**Brief:** Copy the records below verbatim, from the first line through the line containing "(0,0) rectangle (1209,1010);", inclusive, and output nothing else.

(Figure scripts)
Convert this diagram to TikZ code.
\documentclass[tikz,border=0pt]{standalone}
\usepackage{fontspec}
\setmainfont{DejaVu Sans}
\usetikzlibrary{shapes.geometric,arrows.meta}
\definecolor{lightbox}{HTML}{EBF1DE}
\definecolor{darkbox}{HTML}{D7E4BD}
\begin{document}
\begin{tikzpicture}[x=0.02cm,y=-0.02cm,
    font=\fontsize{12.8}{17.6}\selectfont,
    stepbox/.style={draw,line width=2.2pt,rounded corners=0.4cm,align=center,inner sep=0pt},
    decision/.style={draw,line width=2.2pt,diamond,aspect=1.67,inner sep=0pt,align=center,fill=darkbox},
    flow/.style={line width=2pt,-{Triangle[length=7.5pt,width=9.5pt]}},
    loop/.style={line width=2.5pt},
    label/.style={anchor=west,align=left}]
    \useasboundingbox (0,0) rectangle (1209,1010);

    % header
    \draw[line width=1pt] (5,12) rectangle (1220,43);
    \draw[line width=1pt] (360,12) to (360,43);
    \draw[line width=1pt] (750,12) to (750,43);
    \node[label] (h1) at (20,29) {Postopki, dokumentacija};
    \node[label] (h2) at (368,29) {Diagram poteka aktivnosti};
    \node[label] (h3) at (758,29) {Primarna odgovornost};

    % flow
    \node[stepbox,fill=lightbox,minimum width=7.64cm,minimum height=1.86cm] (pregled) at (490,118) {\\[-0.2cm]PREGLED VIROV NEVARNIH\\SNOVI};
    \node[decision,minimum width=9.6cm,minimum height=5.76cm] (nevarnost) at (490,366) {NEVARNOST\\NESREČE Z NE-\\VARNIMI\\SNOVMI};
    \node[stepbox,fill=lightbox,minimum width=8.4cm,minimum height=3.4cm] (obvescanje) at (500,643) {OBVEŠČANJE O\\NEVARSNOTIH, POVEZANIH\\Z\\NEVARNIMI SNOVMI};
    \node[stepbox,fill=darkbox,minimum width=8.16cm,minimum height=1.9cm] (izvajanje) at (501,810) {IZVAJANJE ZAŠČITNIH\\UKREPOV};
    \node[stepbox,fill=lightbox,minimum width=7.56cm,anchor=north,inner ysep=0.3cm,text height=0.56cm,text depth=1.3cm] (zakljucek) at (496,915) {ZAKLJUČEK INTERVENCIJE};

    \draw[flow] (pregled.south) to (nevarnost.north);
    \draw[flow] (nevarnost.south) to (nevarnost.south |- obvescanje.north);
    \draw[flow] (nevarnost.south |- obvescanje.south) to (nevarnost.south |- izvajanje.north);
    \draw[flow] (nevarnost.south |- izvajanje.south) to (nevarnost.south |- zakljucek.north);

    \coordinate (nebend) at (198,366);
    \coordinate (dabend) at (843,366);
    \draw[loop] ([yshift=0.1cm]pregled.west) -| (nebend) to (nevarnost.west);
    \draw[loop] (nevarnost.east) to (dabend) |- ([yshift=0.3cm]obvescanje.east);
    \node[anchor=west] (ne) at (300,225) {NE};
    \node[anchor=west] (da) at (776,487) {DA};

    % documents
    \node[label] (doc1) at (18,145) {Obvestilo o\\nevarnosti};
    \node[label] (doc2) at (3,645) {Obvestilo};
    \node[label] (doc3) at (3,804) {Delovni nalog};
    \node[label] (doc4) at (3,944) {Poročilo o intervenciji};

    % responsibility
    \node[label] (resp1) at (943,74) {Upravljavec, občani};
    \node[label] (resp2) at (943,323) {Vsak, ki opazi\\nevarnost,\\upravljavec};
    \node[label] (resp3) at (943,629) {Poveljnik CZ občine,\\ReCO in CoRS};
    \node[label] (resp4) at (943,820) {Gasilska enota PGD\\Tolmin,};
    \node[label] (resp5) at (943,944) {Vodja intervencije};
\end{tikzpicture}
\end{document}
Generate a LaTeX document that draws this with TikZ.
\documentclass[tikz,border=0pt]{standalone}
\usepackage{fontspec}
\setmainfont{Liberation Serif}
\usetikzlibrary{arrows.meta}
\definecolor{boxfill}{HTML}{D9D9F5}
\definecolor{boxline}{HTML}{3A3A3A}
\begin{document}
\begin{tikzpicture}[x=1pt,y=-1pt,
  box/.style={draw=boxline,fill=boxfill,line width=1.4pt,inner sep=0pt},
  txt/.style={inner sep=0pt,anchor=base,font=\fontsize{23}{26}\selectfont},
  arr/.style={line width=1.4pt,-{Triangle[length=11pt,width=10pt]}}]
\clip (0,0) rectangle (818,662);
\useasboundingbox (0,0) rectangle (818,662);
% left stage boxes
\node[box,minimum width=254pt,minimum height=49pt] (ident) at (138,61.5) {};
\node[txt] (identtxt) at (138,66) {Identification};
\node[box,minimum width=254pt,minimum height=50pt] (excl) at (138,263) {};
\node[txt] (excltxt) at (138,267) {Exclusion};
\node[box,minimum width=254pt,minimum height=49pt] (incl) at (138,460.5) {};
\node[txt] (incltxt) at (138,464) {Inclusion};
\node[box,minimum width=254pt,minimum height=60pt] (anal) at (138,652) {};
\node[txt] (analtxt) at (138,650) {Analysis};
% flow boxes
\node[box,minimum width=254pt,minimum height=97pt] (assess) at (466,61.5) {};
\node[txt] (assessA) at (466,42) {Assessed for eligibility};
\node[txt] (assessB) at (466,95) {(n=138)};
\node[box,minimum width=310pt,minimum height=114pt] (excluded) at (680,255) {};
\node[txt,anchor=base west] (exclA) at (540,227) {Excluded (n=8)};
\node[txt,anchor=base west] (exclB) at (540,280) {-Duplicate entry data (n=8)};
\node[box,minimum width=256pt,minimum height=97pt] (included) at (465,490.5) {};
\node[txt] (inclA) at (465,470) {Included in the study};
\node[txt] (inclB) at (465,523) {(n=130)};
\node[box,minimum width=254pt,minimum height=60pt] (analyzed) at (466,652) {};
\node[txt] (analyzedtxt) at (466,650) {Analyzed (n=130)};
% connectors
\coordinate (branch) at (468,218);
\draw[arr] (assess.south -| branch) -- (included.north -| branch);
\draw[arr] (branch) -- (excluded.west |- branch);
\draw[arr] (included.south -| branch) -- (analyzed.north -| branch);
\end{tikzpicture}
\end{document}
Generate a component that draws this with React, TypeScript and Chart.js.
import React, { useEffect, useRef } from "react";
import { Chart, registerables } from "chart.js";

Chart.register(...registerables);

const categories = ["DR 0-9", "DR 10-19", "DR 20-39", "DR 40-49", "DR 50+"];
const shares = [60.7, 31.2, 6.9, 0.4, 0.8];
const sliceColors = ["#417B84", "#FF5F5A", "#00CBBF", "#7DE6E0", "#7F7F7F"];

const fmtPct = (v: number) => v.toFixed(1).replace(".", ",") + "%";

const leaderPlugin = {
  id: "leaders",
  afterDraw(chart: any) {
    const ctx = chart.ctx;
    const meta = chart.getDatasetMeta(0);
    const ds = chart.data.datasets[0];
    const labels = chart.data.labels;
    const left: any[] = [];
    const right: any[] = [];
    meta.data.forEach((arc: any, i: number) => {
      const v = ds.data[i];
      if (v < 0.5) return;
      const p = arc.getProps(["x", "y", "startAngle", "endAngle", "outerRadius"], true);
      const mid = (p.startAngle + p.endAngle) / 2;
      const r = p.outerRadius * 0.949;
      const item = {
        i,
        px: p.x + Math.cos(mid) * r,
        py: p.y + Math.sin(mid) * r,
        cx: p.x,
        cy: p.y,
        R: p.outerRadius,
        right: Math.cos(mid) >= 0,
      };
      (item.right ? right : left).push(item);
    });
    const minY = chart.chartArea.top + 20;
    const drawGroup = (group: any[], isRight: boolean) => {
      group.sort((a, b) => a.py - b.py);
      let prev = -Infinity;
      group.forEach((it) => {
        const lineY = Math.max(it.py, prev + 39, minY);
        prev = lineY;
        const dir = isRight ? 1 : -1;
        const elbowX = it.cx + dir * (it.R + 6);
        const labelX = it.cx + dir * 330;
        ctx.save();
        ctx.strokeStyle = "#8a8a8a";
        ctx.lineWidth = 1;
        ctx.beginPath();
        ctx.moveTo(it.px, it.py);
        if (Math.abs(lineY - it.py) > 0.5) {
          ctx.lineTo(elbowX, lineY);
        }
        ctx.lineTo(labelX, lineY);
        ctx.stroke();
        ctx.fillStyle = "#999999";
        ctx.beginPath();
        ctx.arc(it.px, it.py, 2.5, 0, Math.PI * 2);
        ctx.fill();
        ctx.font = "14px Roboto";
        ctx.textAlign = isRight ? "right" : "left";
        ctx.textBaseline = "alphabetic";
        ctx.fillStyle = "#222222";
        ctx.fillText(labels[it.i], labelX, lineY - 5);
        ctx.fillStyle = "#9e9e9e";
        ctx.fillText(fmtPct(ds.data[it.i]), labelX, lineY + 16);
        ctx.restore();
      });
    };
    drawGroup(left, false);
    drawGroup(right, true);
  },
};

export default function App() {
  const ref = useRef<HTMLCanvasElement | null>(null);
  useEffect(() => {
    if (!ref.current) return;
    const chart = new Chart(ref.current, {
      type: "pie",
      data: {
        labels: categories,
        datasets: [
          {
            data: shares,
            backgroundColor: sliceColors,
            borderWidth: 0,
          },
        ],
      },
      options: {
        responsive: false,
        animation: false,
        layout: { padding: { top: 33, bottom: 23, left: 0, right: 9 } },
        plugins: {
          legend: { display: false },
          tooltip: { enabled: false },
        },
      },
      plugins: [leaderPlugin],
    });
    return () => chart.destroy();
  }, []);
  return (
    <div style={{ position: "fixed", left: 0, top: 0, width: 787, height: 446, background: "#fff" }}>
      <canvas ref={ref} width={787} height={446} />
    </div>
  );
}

**Completed task:**
Convert this diagram to TikZ code.
\documentclass[tikz,border=0pt]{standalone}
\usepackage{fontspec}
\setmainfont{DejaVu Sans}
\usetikzlibrary{shapes.geometric,arrows.meta}
\definecolor{lightbox}{HTML}{EBF1DE}
\definecolor{darkbox}{HTML}{D7E4BD}
\begin{document}
\begin{tikzpicture}[x=0.02cm,y=-0.02cm,
    font=\fontsize{12.8}{17.6}\selectfont,
    stepbox/.style={draw,line width=2.2pt,rounded corners=0.4cm,align=center,inner sep=0pt},
    decision/.style={draw,line width=2.2pt,diamond,aspect=1.67,inner sep=0pt,align=center,fill=darkbox},
    flow/.style={line width=2pt,-{Triangle[length=7.5pt,width=9.5pt]}},
    loop/.style={line width=2.5pt},
    label/.style={anchor=west,align=left}]
    \useasboundingbox (0,0) rectangle (1209,1010);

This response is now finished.